Poetry helps promote literacy. I found great article on edutopia.com that illustrates this point very well. The article is called “Five Reasons Why We Need Poetry in Schools.” Author Elena Aguilar explains that poetry, when read aloud, has a beat and a rhythm. The rhyme and rhythm of poetry appeals to young children and helps to get them interested in sounds and movements.

Aguilar also stresses the importance of poetry as an English-language learning tool, and as I mentioned before, she also believes in the power of poetry as a way of learning about society and one’s self. “A well-crafted phrase or two in a poem can help us see an experience in an entirely new way,” Aguilar states.

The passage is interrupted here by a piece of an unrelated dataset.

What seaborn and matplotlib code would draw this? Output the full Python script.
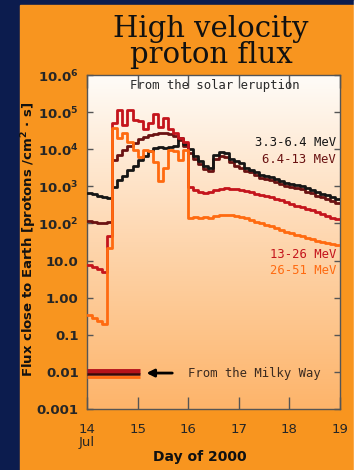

It can be easy to downplay the power of poetry, and many do. I ask you to think about the ways poetry has influenced your own life, or the life of someone you know. Many graduation speeches quote lines from Robert Frost’s “The Road Less Travelled,” and I’ve heard others use lines from Dr. Seuss’s “Oh, the Places You’ll Go!”

Some of the world’s most famous artists and musicians have benefitted from poetry. Bob Dylan, or Robert Zimmerman, took his stage name in honor of poet Dylan Thomas. Can you imagine Bob Dylan going by any other name? The Beatles’ song “Golden Slumbers” pays homage to Thomas Dekker’s poem” Golden Slumbers Kiss Your Eyes.” Psychedelic rock band, The Doors, owe their name to a William Blake poem, and Dante and John Milton’s works have even inspired video games.

This April I urge you to check out a book of poetry from the library. Or, stop by on April 21 for Poem in your Pocket Day and receive a poem to take home.

Challenge yourself to see the power of poetry.